What adjectives would you use to describe dating today?

 

Although communication is important to have in a relationship, communicating only through technology troubles art and design senior Jacquelyn Lui.

“I don’t think you need to use any of these things,” Lui said. “There’s so many people around you, someone will eventually come along. I am willing to wait for the right person to come along, rather than go look for them over something like Tinder.”

Dating rules also seem to have morphed with the aid of technology. People are choosing to scope out potential partners through social networking sites before getting to know them in person.

Kaviani considers it unhealthy to communicate centrally through text messages. People tend to overanalyze text messages because it’s difficult to accurately interpret the sender’s intent.
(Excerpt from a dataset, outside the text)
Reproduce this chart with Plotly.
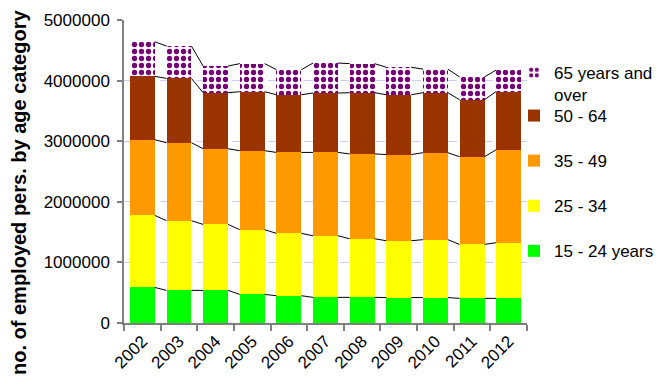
import plotly.graph_objects as go

# Employed persons by age category, 2002-2012
years = ["2002", "2003", "2004", "2005", "2006", "2007", "2008", "2009", "2010", "2011", "2012"]
age_15_24 = [587000, 538000, 538000, 472000, 450000, 423000, 423000, 420000, 420000, 406000, 406000]
age_25_34 = [1189000, 1150000, 1089000, 1068000, 1029000, 1017000, 967000, 938000, 955000, 891000, 919000]
age_35_49 = [1249000, 1287000, 1249000, 1303000, 1336000, 1375000, 1400000, 1422000, 1435000, 1447000, 1535000]
age_50_64 = [1045000, 1061000, 924000, 974000, 952000, 980000, 1010000, 987000, 990000, 941000, 960000]
age_65_over = [570000, 534000, 440000, 463000, 413000, 495000, 480000, 453000, 390000, 375000, 355000]

y_ticks = [0, 1000000, 2000000, 3000000, 4000000, 5000000]

series = [
    ("15 - 24 years", age_15_24, "#00ff00"),
    ("25 - 34", age_25_34, "#ffff00"),
    ("35 - 49", age_35_49, "#ff9900"),
    ("50 - 64", age_50_64, "#993300"),
    ("65 years and<br>over", age_65_over, "#800080"),
]

BAR_W = 0.68
xs = list(range(len(years)))
n = len(series)

fig = go.Figure()
for i, (name, vals, col) in enumerate(series):
    marker = dict(color=col, line=dict(width=0))
    legend = "legend2"
    if i == n - 1:
        legend = "legend"
        marker = dict(
            color="white",
            line=dict(width=0),
            pattern=dict(shape=".", fgcolor="#760076", bgcolor="white",
                         size=7, solidity=0.45, fillmode="replace"),
        )
    fig.add_trace(go.Bar(x=xs, y=vals, name=name, marker=marker,
                         width=BAR_W, legend=legend, legendrank=n - i,
                         legendgroup=name))

# Series lines joining the top of each stacked segment across the gaps
cum = [0] * len(years)
for name, vals, col in series:
    cum = [c + v for c, v in zip(cum, vals)]
    lx, ly = [], []
    for j in range(len(years) - 1):
        lx += [xs[j] + BAR_W / 2, xs[j + 1] - BAR_W / 2, None]
        ly += [cum[j], cum[j + 1], None]
    fig.add_trace(go.Scatter(x=lx, y=ly, mode="lines", showlegend=False,
                             hoverinfo="skip",
                             line=dict(color="black", width=1)))

font_family = "Liberation Sans, Arial, sans-serif"
legend_x = (514 - 124) / 403

fig.update_layout(
    width=656, height=391,
    barmode="stack",
    bargap=1 - BAR_W,
    plot_bgcolor="white", paper_bgcolor="white",
    margin=dict(l=124, r=129, t=20, b=68, autoexpand=False),
    font=dict(family=font_family, size=17, color="black"),
    legend=dict(
        x=legend_x, xanchor="left", y=(323 - 55) / 303, yanchor="top",
        font=dict(size=17, color="black"), valign="top",
        bgcolor="rgba(0,0,0,0)",
    ),
    legend2=dict(
        traceorder="grouped",
        x=legend_x, xanchor="left", y=(323 - 98) / 303, yanchor="top",
        font=dict(size=17, color="black"),
        tracegroupgap=20, valign="top",
        bgcolor="rgba(0,0,0,0)",
    ),
    xaxis=dict(
        range=[-0.5, len(years) - 0.5],
        tickvals=xs, ticktext=years, tickangle=-45,
        ticks="", showgrid=False, zeroline=False,
        showline=True, linecolor="#808080", linewidth=1.5,
        tickfont=dict(size=17),
        minor=dict(tickvals=[x - 0.5 for x in xs] + [len(years) - 0.5],
                   ticks="outside", ticklen=6, tickcolor="#808080",
                   tickwidth=1.5, showgrid=False),
    ),
    yaxis=dict(
        range=[0, 5000000],
        tickvals=y_ticks, ticktext=[str(v) for v in y_ticks],
        ticks="outside", ticklen=5, tickcolor="#808080", tickwidth=1.5,
        ticklabelstandoff=4,
        showline=True, linecolor="#808080", linewidth=1.5,
        showgrid=True, gridcolor="#ccccff", griddash="dash", gridwidth=1,
        zeroline=False, tickfont=dict(size=17),
    ),
    annotations=[dict(
        text="<b>no. of employed pers. by age category</b>",
        xref="paper", yref="paper",
        x=-(124 - 19) / 403, y=(323 - 193) / 303,
        xanchor="center", yanchor="middle", textangle=-90,
        showarrow=False, font=dict(size=20, color="black"),
    )],
)

fig.write_html("out.html")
“I think it can lead to a lot of obsessive behaviors in a relationship, that you’re constantly needed to be in contact with them,” Kaviani said. “I think it’s problematic. Communication via text is always problematic.”

Whether it’s simply passing information or flirting through a screen, technology is changing how people live. Meeting and falling in love with someone by chance in a coffee shop is beginning to sound more and more like a fairy tale.